Plotting code records:
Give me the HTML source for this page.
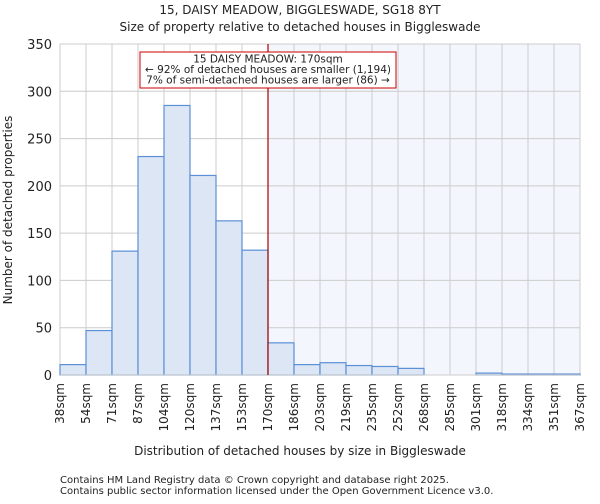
<!DOCTYPE html>
<html><head><meta charset="utf-8"><style>
body{margin:0;background:#fff;font-family:"DejaVu Sans","Liberation Sans",sans-serif}
svg text{font-family:"DejaVu Sans","Liberation Sans",sans-serif;fill:#222}
</style></head><body>
<svg id="chart" width="600" height="500">
<text x="300" y="14" text-anchor="middle" font-size="12">15, DAISY MEADOW, BIGGLESWADE, SG18 8YT</text>
<text x="300" y="31" text-anchor="middle" font-size="12">Size of property relative to detached houses in Biggleswade</text>
<g id="plot"></g>
<text x="300" y="455" text-anchor="middle" font-size="12">Distribution of detached houses by size in Biggleswade</text>
<text transform="translate(12,210) rotate(-90)" text-anchor="middle" font-size="12">Number of detached properties</text>
<text x="60" y="483" font-size="10" fill="#444">Contains HM Land Registry data © Crown copyright and database right 2025.</text>
<text x="60" y="494" font-size="10" fill="#444">Contains public sector information licensed under the Open Government Licence v3.0.</text>
</svg>
<script>
const labels=["38sqm","54sqm","71sqm","87sqm","104sqm","120sqm","137sqm","153sqm","170sqm","186sqm","203sqm","219sqm","235sqm","252sqm","268sqm","285sqm","301sqm","318sqm","334sqm","351sqm","367sqm"];
const counts=[11,47,131,231,285,211,163,132,34,11,13,10,9,7,0,0,2,1,1,1];
const yTicks=[0,50,100,150,200,250,300,350];
const propertyBin=8;
const NS="http://www.w3.org/2000/svg";
const g=document.getElementById("plot");
const x0=60,x1=580,yTop=44,yBot=375,yMax=350;
const bw=(x1-x0)/counts.length;
const X=i=>x0+i*bw;
const Y=v=>yBot-v/yMax*(yBot-yTop);
function mk(t,a){const e=document.createElementNS(NS,t);for(const k in a)e.setAttribute(k,a[k]);g.appendChild(e);return e;}
let r=mk("rect",{x:X(propertyBin),y:yTop,width:x1-X(propertyBin),height:yBot-yTop,fill:"#f3f6fd"});


yTicks.forEach(v=>{let l=mk("line",{x1:x0,x2:x1,y1:Y(v),y2:Y(v),stroke:"#ccc"});


let t=mk("text",{x:x0-8,y:Y(v)+5,"text-anchor":"end","font-size":"13"});t.textContent=v;

});
labels.forEach((s,i)=>{let l=mk("line",{x1:X(i),x2:X(i),y1:yTop,y2:yBot,stroke:"#ccc"});


let t=mk("text",{transform:`translate(${X(i)+4},${yBot+8}) rotate(-90)`,"text-anchor":"end","font-size":"12"});t.textContent=s;

});
counts.forEach((v,i)=>{let b=mk("rect",{x:X(i),y:Y(v),width:bw,height:yBot-Y(v),fill:"#dce6f4",stroke:"#5b8fd6","stroke-width":"1.2"});

});
let ax=mk("line",{x1:x0,x2:x1,y1:yBot,y2:yBot,stroke:"#ccc"});


let m=mk("line",{x1:X(propertyBin),x2:X(propertyBin),y1:yTop,y2:yBot,stroke:"#a00","stroke-width":"1.2"});


let box=mk("rect",{x:140,y:52,width:256,height:36,fill:"#fff",stroke:"#c00"});


["15 DAISY MEADOW: 170sqm","← 92% of detached houses are smaller (1,194)","7% of semi-detached houses are larger (86) →"].forEach((s,i)=>{let t=mk("text",{x:268,y:62.5+i*10.5,"text-anchor":"middle","font-size":"10.5"});t.textContent=s;

});
</script>
</body></html>
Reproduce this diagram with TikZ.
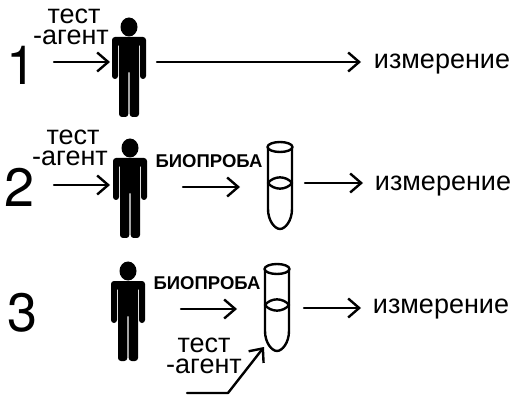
\documentclass[tikz,border=0pt]{standalone}
\usepackage{fontspec}
\setmainfont{Liberation Sans}
\newfontfamily\numfont{TeX Gyre Heros}
\usetikzlibrary{calc}
\usetikzlibrary{arrows.meta}
\tikzstyle{every path}=[line width=2.4pt,line cap=round,line join=round]
\tikzstyle{arrow}=[-{Straight Barb[length=11pt,width=19pt]}]
\tikzstyle{body}=[fill=black,draw=none,rounded corners=3pt]
\tikzstyle{label}=[font=\fontsize{27}{21}\selectfont,align=center,inner sep=0pt]
\tikzstyle{sample}=[font=\bfseries\fontsize{18.5}{20}\selectfont,inner sep=0pt]
\tikzstyle{number}=[font=\numfont\fontsize{54}{54}\selectfont,inner sep=0pt]
\newcommand{\person}[2]{
	\fill[black] #1 ellipse[x radius=8.5, y radius=9.5];
	\fill[body] ($#1+(-17,52)$) -- ($#1+(-17,10)$) -- ($#1+(17,10)$) -- ($#1+(17,52)$) -- ($#1+(11,52)$) -- ($#1+(11,16)$) -- ($#1+(10,16)$) -- ($#1+(10,90)$) -- ($#1+(0.7,90)$) -- ($#1+(0.7,43)$) -- ($#1+(-0.7,43)$) -- ($#1+(-0.7,90)$) -- ($#1+(-10,90)$) -- ($#1+(-10,16)$) -- ($#1+(-11,16)$) -- ($#1+(-11,52)$) -- cycle;
}
\newcommand{\tube}[2]{
	\draw #1 ellipse[x radius=12.5, y radius=5];
	\draw ($#1+(-12,0)$) -- ($#1+(-12,62)$) .. controls ($#1+(-12,74)$) and ($#1+(-5,82)$) .. ($#1+(0,82)$) .. controls ($#1+(5,82)$) and ($#1+(12,74)$) .. ($#1+(12,62)$) -- ($#1+(12,0)$);
	\draw ($#1+(-12,36)$) .. controls ($#1+(-6,28.5)$) and ($#1+(6,28.5)$) .. ($#1+(12,36)$) .. controls ($#1+(6,43.5)$) and ($#1+(-6,43.5)$) .. cycle;
}

\begin{document}
\begin{tikzpicture}[x=1pt,y=-1pt]
		\useasboundingbox (0,0) rectangle (520,401);

		\person{(129,27)}{P1};
		\person{(130,148)}{P2};
		\person{(128,271)}{P3};
		\tube{(280,147)}{T2};
		\tube{(277,269)}{T3};

		\node[number] at (22,65) (num1) {1};
		\node[number] at (20,187) (num2) {2};
		\node[number] at (23,313) (num3) {3};

		\node[label] at (71,27) (agent1) {\hspace{6pt}тест\\-агент};
		\node[label] at (70,148) (agent2) {\hspace{6pt}тест\\-агент};
		\node[label] at (204,356) (agent3) {тест\\-агент};

		\node[sample] at (209,161) (sample2) {БИОПРОБА};
		\node[sample] at (207,283) (sample3) {БИОПРОБА};

		\node[label] at (442,64) (meas1) {измерение};
		\node[label] at (443,186) (meas2) {измерение};
		\node[label] at (441,309) (meas3) {измерение};

		\coordinate (a1) at (54,62);
		\coordinate (a1end) at (110,62);
		\coordinate (b1) at (157,62);
		\coordinate (c1) at (361,62);
		\draw[arrow] (a1) -- (a1end);
		\draw[arrow] (b1) -- (c1);

		\coordinate (a2) at (54,185);
		\coordinate (a2end) at (110,185);
		\coordinate (b2) at (183,187);
		\coordinate (c2) at (240,187);
		\coordinate (d2) at (305,183);
		\coordinate (e2) at (363,183);
		\draw[arrow] (a2) -- (a2end);
		\draw[arrow] (b2) -- (c2);
		\draw[arrow] (d2) -- (e2);

		\coordinate (b3) at (181,309);
		\coordinate (c3) at (237,309);
		\coordinate (d3) at (304,308);
		\coordinate (e3) at (361,308);
		\coordinate (f3) at (187,393);
		\coordinate (g3) at (228,393);
		\coordinate (h3) at (264,347);
		\draw[arrow] (b3) -- (c3);
		\draw[arrow] (d3) -- (e3);
		\draw[arrow] (f3) -- (g3) -- (h3);

	\end{tikzpicture}
\end{document}
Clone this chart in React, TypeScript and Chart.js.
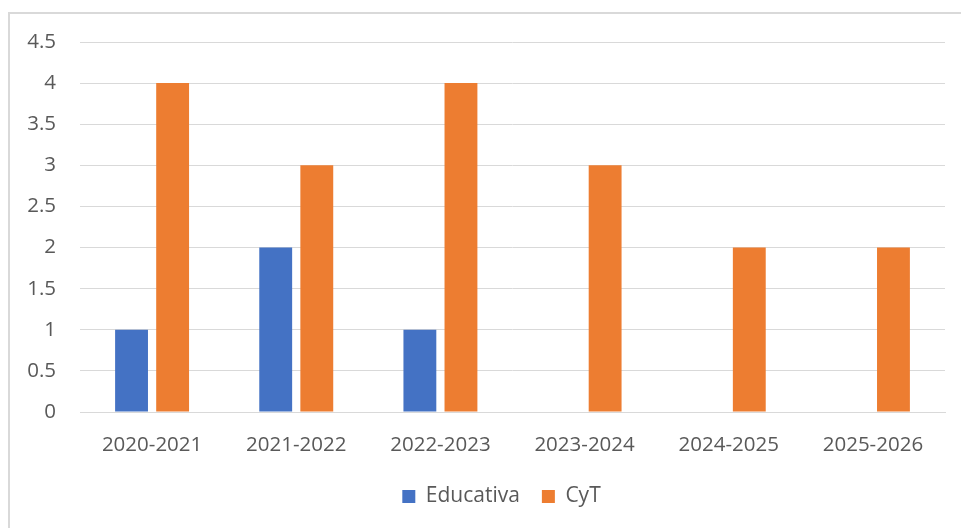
import React, { useEffect, useRef } from "react";
import { Chart, registerables } from "chart.js";

Chart.register(...registerables);

const categories = ["2020-2021", "2021-2022", "2022-2023", "2023-2024", "2024-2025", "2025-2026"];
const educativa = [1, 2, 1, 0, 0, 0];
const cyt = [4, 3, 4, 3, 2, 2];

const legendShift = {
  id: "legendShift",
  beforeDraw(chart: any) {
    const lg = chart.legend;
    if (lg && !lg._shifted) {
      lg.left += 24;
      lg.right += 24;
      lg._shifted = true;
    }
  },
};

export default function App() {
  const ref = useRef<HTMLCanvasElement | null>(null);
  useEffect(() => {
    if (!ref.current) return;
    const font = { family: "'Open Sans', sans-serif", size: 20.5 };
    const chart = new Chart(ref.current, {
      type: "bar",
      data: {
        labels: categories,
        datasets: [
          { label: "Educativa", data: educativa, backgroundColor: "#4472C4", categoryPercentage: 0.57, barPercentage: 0.8 },
          { label: "CyT", data: cyt, backgroundColor: "#ED7D31", categoryPercentage: 0.57, barPercentage: 0.8 },
        ],
      },
      plugins: [legendShift],
      options: {
        animation: false,
        responsive: false,
        layout: { padding: { top: 28, right: 16, bottom: 11, left: 0 } },
        plugins: {
          tooltip: { enabled: false },
          legend: {
            position: "bottom",
            labels: { boxWidth: 13, boxHeight: 13, padding: 22, color: "#595959", font: { family: "'Open Sans', sans-serif", size: 21 } },
          },
        },
        scales: {
          x: {
            grid: { display: false, drawTicks: false },
            border: { display: true, color: "#d9d9d9" },
            ticks: { color: "#595959", font, padding: 21 },
            afterFit: (s: any) => { s.height = 52; },
          },
          y: {
            min: 0,
            max: 4.5,
            ticks: {
              stepSize: 0.5,
              color: "#595959",
              font,
              padding: 0,
              callback: (v: any) => String(Number(v)),
            },
            grid: { color: "#d9d9d9", drawTicks: true, tickLength: 24, tickColor: "rgba(0,0,0,0)" },
            border: { display: false },
            afterFit: (s: any) => { s.width = 70; },
          },
        },
      },
    });
    return () => chart.destroy();
  }, []);
  return (
    <div
      style={{
        position: "absolute",
        left: 8,
        top: 12,
        width: 953,
        height: 516,
        borderLeft: "2px solid #d9d9d9",
        borderTop: "2px solid #d9d9d9",
        boxSizing: "border-box",
        background: "#fff",
      }}
    >
      <canvas ref={ref} width={951} height={514} style={{ display: "block" }} />
    </div>
  );
}
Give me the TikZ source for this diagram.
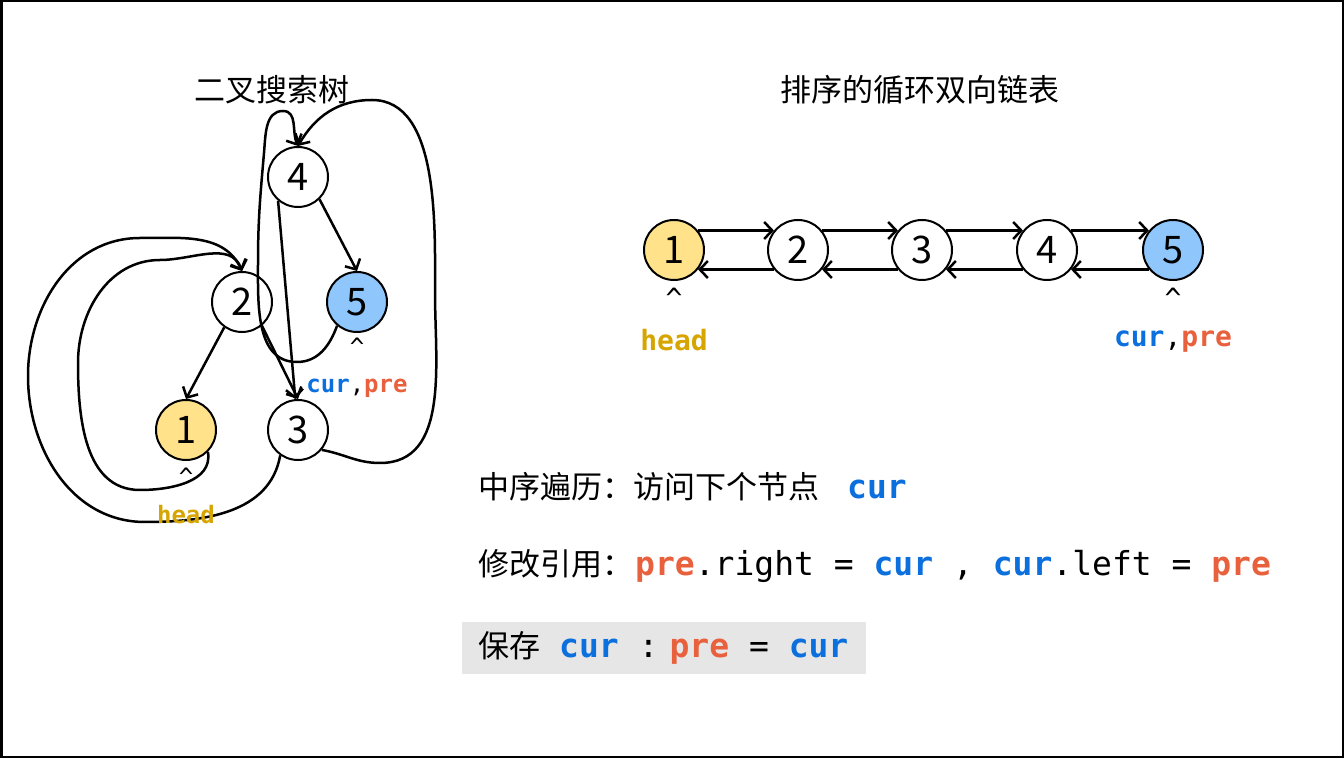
\documentclass[tikz,border=0pt]{standalone}
\usepackage{fontspec}
\setmainfont{Noto Sans CJK SC}
\newfontfamily\mono{DejaVu Sans Mono}
\usetikzlibrary{arrows.meta}
\definecolor{curc}{HTML}{0B6FDE}
\definecolor{prec}{HTML}{E8603C}
\definecolor{headc}{HTML}{D6A500}
\definecolor{yel}{HTML}{FFE28A}
\definecolor{blu}{HTML}{8FC6FC}
\definecolor{boxg}{HTML}{E6E6E6}
\newcommand{\cu}{{\mono\bfseries\color{curc}cur}}
\newcommand{\pr}{{\mono\bfseries\color{prec}pre}}
\begin{document}
\begin{tikzpicture}[x=1pt,y=1pt,
  nd/.style={circle,draw,line width=2pt,minimum size=60pt,inner sep=0pt,fill=white,font=\fontsize{38}{40}\selectfont},
  arr/.style={line width=2.5pt,-{Straight Barb[length=8pt,width=17pt,line width=2.5pt]}},
  cjk/.style={font=\fontsize{31}{34}\selectfont,inner sep=0pt},
  lbl/.style={inner sep=0pt,font=\mono\fontsize{24}{26}\selectfont},
  lblb/.style={inner sep=0pt,font=\mono\fontsize{28}{30}\selectfont},
]
\useasboundingbox (0,0) rectangle (1344,758);
\draw[line width=2.5pt] (1.25,1.25) rectangle (1342.75,756.75);

% titles
\node[cjk] (title1) at (272,668) {二叉搜索树};
\node[cjk] (title2) at (920,668) {排序的循环双向链表};

% tree nodes
\node[nd] (t4) at (298,581) {4};
\node[nd] (t2) at (242,456) {2};
\node[nd,fill=blu] (t5) at (357,456) {5};
\node[nd,fill=yel] (t1) at (186,328) {1};
\node[nd] (t3) at (298,328) {3};

% tree edges
\draw[arr] (t2.-125) -- (t1.north);
\draw[arr] (t2.-50) -- (t3.north);
\draw[arr] (t4.-130) -- (t3.95);
\draw[arr] (t4.-46) -- (t5.north);
% 5 -> 4
\draw[arr] (t5.-130) to[out=-110,in=0] (297,396) to[out=180,in=-90] (258,495)
  to[out=90,in=-95] (264,605) to[out=85,in=180] (283,647) to[out=0,in=115] (t4.north);
% 3 -> 4
\draw[arr] (t3.-40) to[out=-10,in=180] (380,295) to[out=0,in=-90] (435,465)
  to[out=90,in=0,looseness=0.85] (372,658) to[out=180,in=60] (t4.north);
% 1 -> 2
\draw[arr] (t1.-45) to[out=-80,in=0] (140,268) to[out=180,in=-90] (78,395)
  to[out=90,in=180] (160,498) to[out=0,in=110] (t2.north);
% 3 -> 2
\draw[arr] (t3.-125) to[out=-100,in=0] (145,236) to[out=180,in=-90] (28,382)
  to[out=90,in=180] (140,520) to[out=0,in=115] (t2.north);

% tree labels
\node[lbl] (c1) at (186,281) {\^{}};
\node[lbl] (h1) at (186,243) {\bfseries\color{headc}head};
\node[lbl] (c2) at (357,411) {\^{}};
\node[lbl] (cp1) at (357,370) {\cu,\pr};

% list nodes
\node[nd,fill=yel] (l1) at (674,508) {1};
\node[nd] (l2) at (798,508) {2};
\node[nd] (l3) at (922,508) {3};
\node[nd] (l4) at (1047,508) {4};
\node[nd,fill=blu] (l5) at (1173,508) {5};
\foreach \a/\b in {l1/l2,l2/l3,l3/l4,l4/l5}{
  \draw[arr] (\a.39) -- (\b.141);
  \draw[arr] (\b.-141) -- (\a.-39);
}
\node[lblb] (c3) at (674,460) {\^{}};
\node[lblb] (h2) at (674,418) {\bfseries\color{headc}head};
\node[lblb] (c4) at (1173,460) {\^{}};
\node[lblb] (cp2) at (1173,416) {\cu,\pr};

% text lines
\node[cjk,anchor=west] (line1) at (478,271) {中序遍历：访问下个节点\hspace{28pt}{\fontsize{33}{34}\selectfont\cu}};
\node[cjk,anchor=west] (line2) at (478,192) {修改引用：\hspace{2pt}{\fontsize{33}{34}\selectfont\pr{\mono .right = }\cu{\mono{} , }\cu{\mono .left = }\pr}};
\fill[boxg] (462,84) rectangle (866,136);
\node[cjk,anchor=west] (line3) at (478,110) {保存\hspace{19pt}{\fontsize{33}{34}\selectfont\cu{\mono{} :}\hspace{11pt}\pr{\mono{} = }\cu}};
\end{tikzpicture}
\end{document}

SHORT EXERCISE: Only the number is wanted: how many lines in the entries above contain the word "source"?

EXERCISE SOLUTION: 2